DATASET CONTENT:
Begin

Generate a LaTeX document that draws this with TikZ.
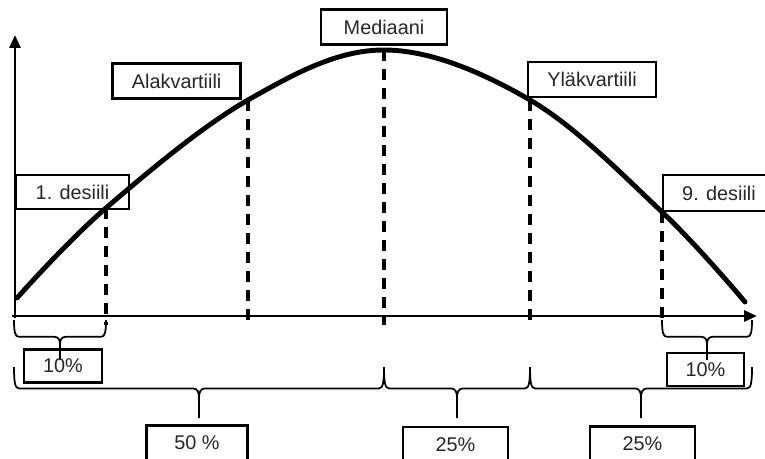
\documentclass[tikz,border=0pt]{standalone}
\usepackage{fontspec}
\setmainfont{Liberation Sans}
\usetikzlibrary{arrows.meta, positioning, calc}

\begin{document}
\begin{tikzpicture}[
    lbl/.style={draw, line width=1.5pt, minimum height=7mm,
                inner sep=0pt, font=\fontsize{11.3}{13}\selectfont,
                text=black!85},
    pct/.style={lbl, minimum height=6.6mm},
    axis/.style={line width=1.6pt, -{Triangle[length=2.6mm, width=2.2mm]}},
    curve/.style={line width=2.8pt, line cap=round},
    guide/.style={line width=2pt, dash pattern=on 2.2mm off 1.6mm},
    brc/.style={line width=1pt, to path={
      (\tikztostart) .. controls +(0,-0.3*#1) and +(-4,0)
        .. ($(\tikztostart)+(5,-0.42*#1)$)
      -- ($(\tikztostart)!.5!(\tikztotarget)+(-6,-0.42*#1)$)
        .. controls +(4,0) and +(0,0.12*#1)
        .. ($(\tikztostart)!.5!(\tikztotarget)+(0,-0.6*#1)$)
      -- ($(\tikztostart)!.5!(\tikztotarget)+(0,-#1)$)
      ($(\tikztostart)!.5!(\tikztotarget)+(0,-0.6*#1)$)
        .. controls +(0,0.12*#1) and +(-4,0)
        .. ($(\tikztostart)!.5!(\tikztotarget)+(6,-0.42*#1)$)
      -- ($(\tikztotarget)+(-5,-0.42*#1)$)
        .. controls +(4,0) and +(0,-0.3*#1) .. (\tikztotarget)}},
    x=0.2mm, y=0.2mm
  ]
  \useasboundingbox (0,0) rectangle (765,458);

  % axes
  \coordinate (xs) at (12,142);
  \coordinate (xe) at (757,142);
  \coordinate (ys) at (15,140);
  \coordinate (ye) at (15,423);
  \draw[axis] (xs) -- (xe);
  \draw[axis] (ys) -- (ye);

  % distribution curve
  \coordinate (c0) at (17,160);
  \coordinate (d1) at (106,250);
  \coordinate (q1) at (248,358);
  \coordinate (md) at (384,408);
  \coordinate (q3) at (530,358);
  \coordinate (d9) at (662,246);
  \coordinate (c1) at (745,156);
  \draw[curve] plot[smooth, tension=0.6]
    coordinates {(c0) (d1) (q1) (md) (q3) (d9) (c1)};

  % dashed guides
  \coordinate (tk) at (0,133);
  \foreach \p in {d1, q1, md, q3, d9}
    \draw[guide] (\p) -- (\p |- tk);

  % labels on the curve
  \node[lbl, minimum width=25.2mm, above=0.8mm of md] (med) {Mediaani};
  \node[lbl, minimum width=25.6mm, above left=0mm and 1.2mm of q1] (alk)
    {Alakvartiili};
  \node[lbl, minimum width=25.6mm, minimum height=7mm] (ylk) at (592,378.5)
    {Yläkvartiili};
  \node[lbl, minimum width=22.6mm, minimum height=6.8mm] (des1) at (72.5,266)
    {1. desiili};
  \node[lbl, minimum width=22.4mm, minimum height=7.2mm] (des9) at (719,265)
    {9. desiili};

  % braces
  \coordinate (ul) at (14,138);
  \coordinate (ur) at (752,138);
  \coordinate (ll) at (14,91);
  \coordinate (lr) at (752,91);
  \draw[brc=40] (ul) to (ul -| d1);
  \draw[brc=40] (ur -| d9) to (ur);
  \draw[brc=51] (ll) to (ll -| md);
  \draw[brc=51] (ll -| md) to (ll -| q3);
  \draw[brc=51] (ll -| q3) to (lr);

  % shares
  \node[pct, minimum width=15.6mm] (p10a) at (63,92) {10\%};
  \node[pct, minimum width=15.4mm] (p10b) at (705.5,88.5) {10\%};
  \node[pct, minimum width=20.2mm, minimum height=7mm] (p50) at (197,15) {50 \%};
  \node[pct, minimum width=21mm, minimum height=7mm] (p25a) at (455.5,13.5) {25\%};
  \node[pct, minimum width=21mm, minimum height=7mm] (p25b) at (642.5,14) {25\%};
\end{tikzpicture}
\end{document}
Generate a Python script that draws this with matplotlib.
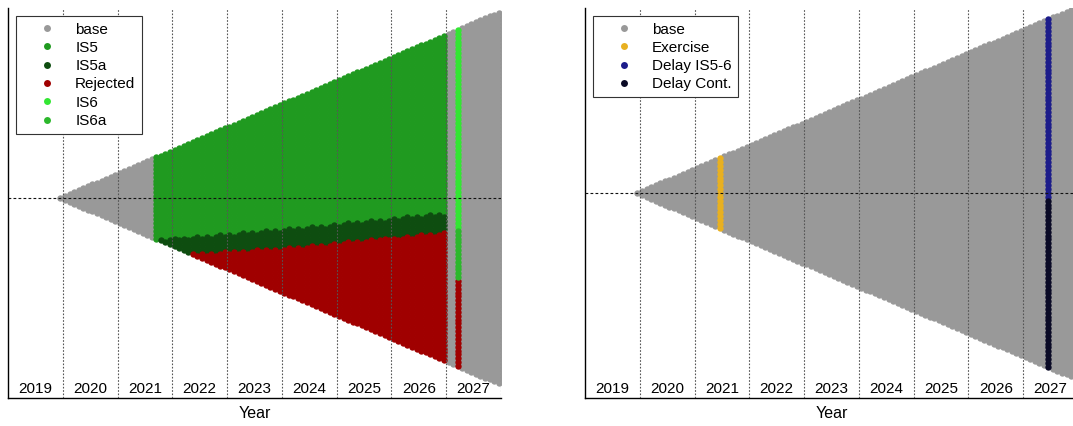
import numpy as np
import matplotlib
matplotlib.use("Agg")
import matplotlib.pyplot as plt
from matplotlib.lines import Line2D
from matplotlib.transforms import blended_transform_factory

plt.rcParams["font.family"] = ["Liberation Sans", "DejaVu Sans"]

# ---- data -------------------------------------------------------------
years = list(range(2019, 2028))
lattice_first = (2019, 12)          # first monthly step of the lattice
lattice_steps = 97                  # number of monthly columns

# left panel: IS5 decision window and class boundaries (node units)
is5_first = (2021, 9)
is5_last = (2026, 12)
is5a_top_t = [2021.70, 2024.30, 2027.00]
is5a_top_y = [-21.5, -15.5, -8.0]
rejected_top_t = [2022.30, 2024.30, 2027.00]
rejected_top_y = [-29.0, -25.5, -17.5]

# left panel: IS6 decision column
is6_month = (2027, 3)
is6_bottom = -15.5
is6a_bottom = -41.5

# right panel: exercise and delay columns
exercise_month = (2021, 6)
delay_month = (2027, 6)
delay_split = -2.5

colors = {
    "base": "#999999",
    "IS5": "#209a20",
    "IS5a": "#0e4d10",
    "Rejected": "#a00000",
    "IS6": "#33e633",
    "IS6a": "#2cb82c",
    "Exercise": "#e8b020",
    "Delay IS5-6": "#1c1c8a",
    "Delay Cont.": "#0a0a26",
}


def month_t(ym):
    y, m = ym
    return y + (m - 0.5) / 12.0


t0 = month_t(lattice_first)


def col_index(ym):
    return int(round((month_t(ym) - t0) * 12))


# binomial lattice nodes
node_col = np.concatenate([np.full(n + 1, n) for n in range(lattice_steps)])
node_y = np.concatenate([-n + 2 * np.arange(n + 1) for n in range(lattice_steps)]).astype(float)
node_t = t0 + node_col / 12.0

# classify nodes for the left panel
left_cls = np.full(node_y.shape, "base", dtype=object)
c5a, c5b = col_index(is5_first), col_index(is5_last)
in5 = (node_col >= c5a) & (node_col <= c5b)
g_top = np.interp(node_t, is5a_top_t, is5a_top_y)
r_top = np.interp(node_t, rejected_top_t, rejected_top_y, left=-1e9)
left_cls[in5 & (node_y >= g_top)] = "IS5"
left_cls[in5 & (node_y < g_top) & (node_y >= r_top)] = "IS5a"
left_cls[in5 & (node_y < r_top)] = "Rejected"
c6 = col_index(is6_month)
in6 = node_col == c6
left_cls[in6 & (node_y >= is6_bottom)] = "IS6"
left_cls[in6 & (node_y < is6_bottom) & (node_y >= is6a_bottom)] = "IS6a"
left_cls[in6 & (node_y < is6a_bottom)] = "Rejected"

# classify nodes for the right panel
right_cls = np.full(node_y.shape, "base", dtype=object)
right_cls[node_col == col_index(exercise_month)] = "Exercise"
cd = node_col == col_index(delay_month)
right_cls[cd & (node_y >= delay_split)] = "Delay IS5-6"
right_cls[cd & (node_y < delay_split)] = "Delay Cont."

left_order = ["base", "IS5", "IS5a", "Rejected", "IS6", "IS6a"]
right_order = ["base", "Exercise", "Delay IS5-6", "Delay Cont."]

# ---- figure -----------------------------------------------------------
W, H = 1073, 426
fig = plt.figure(figsize=(W / 100, H / 100), dpi=100)
ax_l = fig.add_axes([8 / W, 28 / H, 493 / W, 390 / H])
ax_r = fig.add_axes([585 / W, 28 / H, 493 / W, 390 / H])

MS = 21


def draw_panel(ax, cls, order, ylim):
    for name in order:
        m = cls == name
        ax.scatter(node_t[m], node_y[m], s=MS, c=colors[name], marker="o",
                   linewidths=0, zorder=2)
    ax.set_xlim(2019, 2028)
    ax.set_ylim(*ylim)
    for yr in years[1:] + [2028]:
        ax.axvline(yr, color="#555555", lw=0.8, ls=(0, (1.5, 1.5)), zorder=3)
    ax.axhline(0, color="#111111", lw=0.8, ls=(0, (2.5, 2)), zorder=3)
    tr = blended_transform_factory(ax.transData, ax.transAxes)
    for yr in years:
        ax.text(yr + 0.5, 0.024, str(yr), transform=tr, ha="center",
                va="center", fontsize=11, color="black", zorder=4)
    ax.text(0.5, -0.04, "Year", transform=ax.transAxes, ha="center",
            va="center", fontsize=11.5)
    ax.set_xticks([])
    ax.set_yticks([])
    ax.spines["top"].set_visible(False)
    ax.spines["right"].set_visible(False)
    for s in ("left", "bottom"):
        ax.spines[s].set_linewidth(1.0)
        ax.spines[s].set_color("black")
    handles = [Line2D([], [], ls="none", marker="o", markersize=5,
                      markerfacecolor=colors[n], markeredgewidth=0)
               for n in order]
    leg = ax.legend(handles, order, loc="upper left", fontsize=11,
                    frameon=True, fancybox=False, framealpha=1,
                    edgecolor="#333333", handlelength=3.2,
                    handletextpad=0.25, labelspacing=0.28,
                    borderaxespad=0.55, borderpad=0.4)
    leg.get_frame().set_linewidth(0.8)
    leg.set_zorder(5)


draw_panel(ax_l, left_cls, left_order, (-103.6, 98.4))
draw_panel(ax_r, right_cls, right_order, (-106.2, 95.9))

fig.savefig("out.png", dpi=100)
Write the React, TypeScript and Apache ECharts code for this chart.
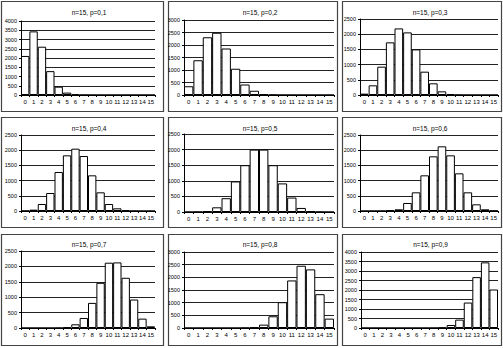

End

Gather up the lines containing the word "with" from these records and copy them.

ANSWER:
Generate a LaTeX document that draws this with TikZ.
Generate a Python script that draws this with matplotlib.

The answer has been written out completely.